Set down the full listing exactly as given. Any pictures are to be left out.
::: GIVEN DATA
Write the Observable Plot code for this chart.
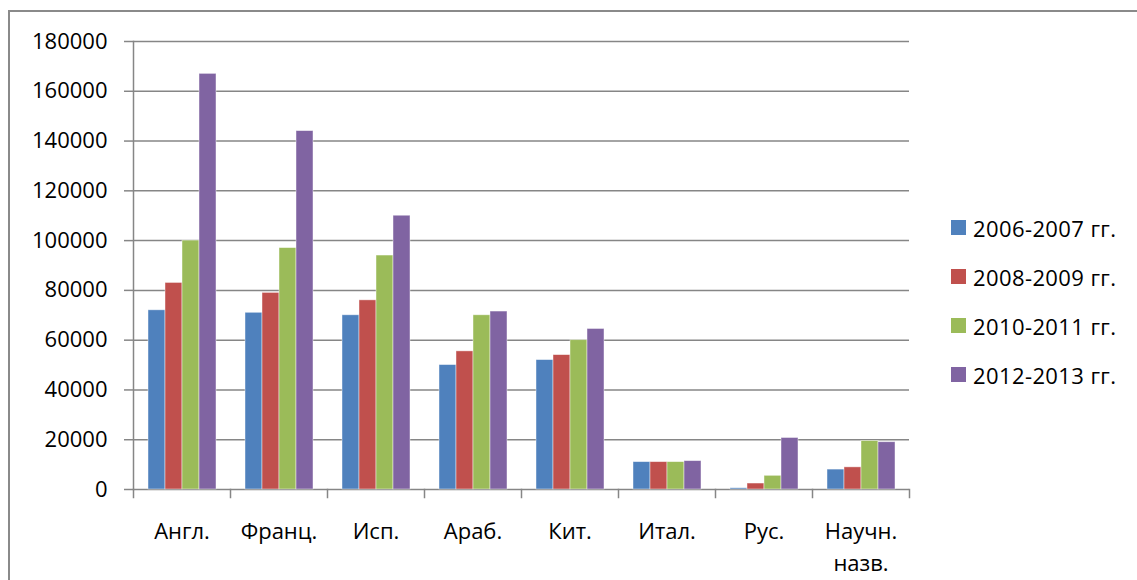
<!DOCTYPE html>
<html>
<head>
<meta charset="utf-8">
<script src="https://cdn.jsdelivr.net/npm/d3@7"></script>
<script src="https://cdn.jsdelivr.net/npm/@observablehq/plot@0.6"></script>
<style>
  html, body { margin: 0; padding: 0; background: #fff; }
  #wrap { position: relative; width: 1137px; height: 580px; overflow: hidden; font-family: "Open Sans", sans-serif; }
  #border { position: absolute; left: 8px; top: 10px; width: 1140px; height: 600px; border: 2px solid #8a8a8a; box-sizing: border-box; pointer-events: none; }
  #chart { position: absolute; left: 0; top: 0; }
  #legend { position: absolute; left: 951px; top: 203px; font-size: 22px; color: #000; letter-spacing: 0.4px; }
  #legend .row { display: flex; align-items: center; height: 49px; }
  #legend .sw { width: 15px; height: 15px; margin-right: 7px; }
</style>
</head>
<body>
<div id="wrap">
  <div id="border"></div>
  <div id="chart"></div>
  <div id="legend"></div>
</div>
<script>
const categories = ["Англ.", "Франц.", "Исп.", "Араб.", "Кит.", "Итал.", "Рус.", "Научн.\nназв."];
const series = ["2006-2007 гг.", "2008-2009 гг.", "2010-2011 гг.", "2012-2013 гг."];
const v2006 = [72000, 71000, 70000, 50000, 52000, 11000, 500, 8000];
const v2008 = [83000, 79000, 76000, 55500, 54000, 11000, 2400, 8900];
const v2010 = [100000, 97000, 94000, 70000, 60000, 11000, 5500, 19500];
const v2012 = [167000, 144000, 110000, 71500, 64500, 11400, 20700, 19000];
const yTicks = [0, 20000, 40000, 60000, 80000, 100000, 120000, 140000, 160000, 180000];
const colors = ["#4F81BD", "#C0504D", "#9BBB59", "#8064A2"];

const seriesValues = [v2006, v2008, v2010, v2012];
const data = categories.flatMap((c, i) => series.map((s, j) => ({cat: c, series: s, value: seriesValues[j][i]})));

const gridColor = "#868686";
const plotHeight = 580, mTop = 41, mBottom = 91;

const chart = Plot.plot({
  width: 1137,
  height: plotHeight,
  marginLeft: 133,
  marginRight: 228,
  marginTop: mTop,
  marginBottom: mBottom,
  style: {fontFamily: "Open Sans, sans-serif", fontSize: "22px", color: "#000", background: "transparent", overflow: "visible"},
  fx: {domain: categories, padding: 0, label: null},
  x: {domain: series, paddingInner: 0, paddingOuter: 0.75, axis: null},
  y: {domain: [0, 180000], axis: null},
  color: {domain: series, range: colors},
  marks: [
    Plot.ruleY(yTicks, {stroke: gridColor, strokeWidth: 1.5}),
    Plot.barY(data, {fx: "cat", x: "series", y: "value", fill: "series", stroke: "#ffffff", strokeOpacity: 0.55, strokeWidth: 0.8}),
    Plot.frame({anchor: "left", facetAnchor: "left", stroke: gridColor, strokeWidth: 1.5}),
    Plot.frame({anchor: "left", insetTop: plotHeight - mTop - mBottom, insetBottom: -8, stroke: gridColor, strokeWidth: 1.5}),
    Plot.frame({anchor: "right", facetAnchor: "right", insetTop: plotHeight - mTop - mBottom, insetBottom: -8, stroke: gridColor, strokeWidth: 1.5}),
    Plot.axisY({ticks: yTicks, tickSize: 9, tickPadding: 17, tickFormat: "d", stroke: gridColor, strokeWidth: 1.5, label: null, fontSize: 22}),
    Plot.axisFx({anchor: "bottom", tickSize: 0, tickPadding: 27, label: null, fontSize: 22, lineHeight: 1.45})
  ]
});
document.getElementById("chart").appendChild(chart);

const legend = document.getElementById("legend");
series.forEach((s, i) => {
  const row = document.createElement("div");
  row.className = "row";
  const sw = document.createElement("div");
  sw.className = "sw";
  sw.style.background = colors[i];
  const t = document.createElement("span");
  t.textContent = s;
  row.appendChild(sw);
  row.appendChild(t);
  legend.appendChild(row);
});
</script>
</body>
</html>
::::::
**TASK RESULT:**
Write the Observable Plot code for this chart.
<!DOCTYPE html>
<html>
<head>
<meta charset="utf-8">
<script src="https://cdn.jsdelivr.net/npm/d3@7"></script>
<script src="https://cdn.jsdelivr.net/npm/@observablehq/plot@0.6"></script>
<style>
  html, body { margin: 0; padding: 0; background: #fff; }
  #wrap { position: relative; width: 1137px; height: 580px; overflow: hidden; font-family: "Open Sans", sans-serif; }
  #border { position: absolute; left: 8px; top: 10px; width: 1140px; height: 600px; border: 2px solid #8a8a8a; box-sizing: border-box; pointer-events: none; }
  #chart { position: absolute; left: 0; top: 0; }
  #legend { position: absolute; left: 951px; top: 203px; font-size: 22px; color: #000; letter-spacing: 0.4px; }
  #legend .row { display: flex; align-items: center; height: 49px; }
  #legend .sw { width: 15px; height: 15px; margin-right: 7px; }
</style>
</head>
<body>
<div id="wrap">
  <div id="border"></div>
  <div id="chart"></div>
  <div id="legend"></div>
</div>
<script>
const categories = ["Англ.", "Франц.", "Исп.", "Араб.", "Кит.", "Итал.", "Рус.", "Научн.\nназв."];
const series = ["2006-2007 гг.", "2008-2009 гг.", "2010-2011 гг.", "2012-2013 гг."];
const v2006 = [72000, 71000, 70000, 50000, 52000, 11000, 500, 8000];
const v2008 = [83000, 79000, 76000, 55500, 54000, 11000, 2400, 8900];
const v2010 = [100000, 97000, 94000, 70000, 60000, 11000, 5500, 19500];
const v2012 = [167000, 144000, 110000, 71500, 64500, 11400, 20700, 19000];
const yTicks = [0, 20000, 40000, 60000, 80000, 100000, 120000, 140000, 160000, 180000];
const colors = ["#4F81BD", "#C0504D", "#9BBB59", "#8064A2"];

const seriesValues = [v2006, v2008, v2010, v2012];
const data = categories.flatMap((c, i) => series.map((s, j) => ({cat: c, series: s, value: seriesValues[j][i]})));

const gridColor = "#868686";
const plotHeight = 580, mTop = 41, mBottom = 91;

const chart = Plot.plot({
  width: 1137,
  height: plotHeight,
  marginLeft: 133,
  marginRight: 228,
  marginTop: mTop,
  marginBottom: mBottom,
  style: {fontFamily: "Open Sans, sans-serif", fontSize: "22px", color: "#000", background: "transparent", overflow: "visible"},
  fx: {domain: categories, padding: 0, label: null},
  x: {domain: series, paddingInner: 0, paddingOuter: 0.75, axis: null},
  y: {domain: [0, 180000], axis: null},
  color: {domain: series, range: colors},
  marks: [
    Plot.ruleY(yTicks, {stroke: gridColor, strokeWidth: 1.5}),
    Plot.barY(data, {fx: "cat", x: "series", y: "value", fill: "series", stroke: "#ffffff", strokeOpacity: 0.55, strokeWidth: 0.8}),
    Plot.frame({anchor: "left", facetAnchor: "left", stroke: gridColor, strokeWidth: 1.5}),
    Plot.frame({anchor: "left", insetTop: plotHeight - mTop - mBottom, insetBottom: -8, stroke: gridColor, strokeWidth: 1.5}),
    Plot.frame({anchor: "right", facetAnchor: "right", insetTop: plotHeight - mTop - mBottom, insetBottom: -8, stroke: gridColor, strokeWidth: 1.5}),
    Plot.axisY({ticks: yTicks, tickSize: 9, tickPadding: 17, tickFormat: "d", stroke: gridColor, strokeWidth: 1.5, label: null, fontSize: 22}),
    Plot.axisFx({anchor: "bottom", tickSize: 0, tickPadding: 27, label: null, fontSize: 22, lineHeight: 1.45})
  ]
});
document.getElementById("chart").appendChild(chart);

const legend = document.getElementById("legend");
series.forEach((s, i) => {
  const row = document.createElement("div");
  row.className = "row";
  const sw = document.createElement("div");
  sw.className = "sw";
  sw.style.background = colors[i];
  const t = document.createElement("span");
  t.textContent = s;
  row.appendChild(sw);
  row.appendChild(t);
  legend.appendChild(row);
});
</script>
</body>
</html>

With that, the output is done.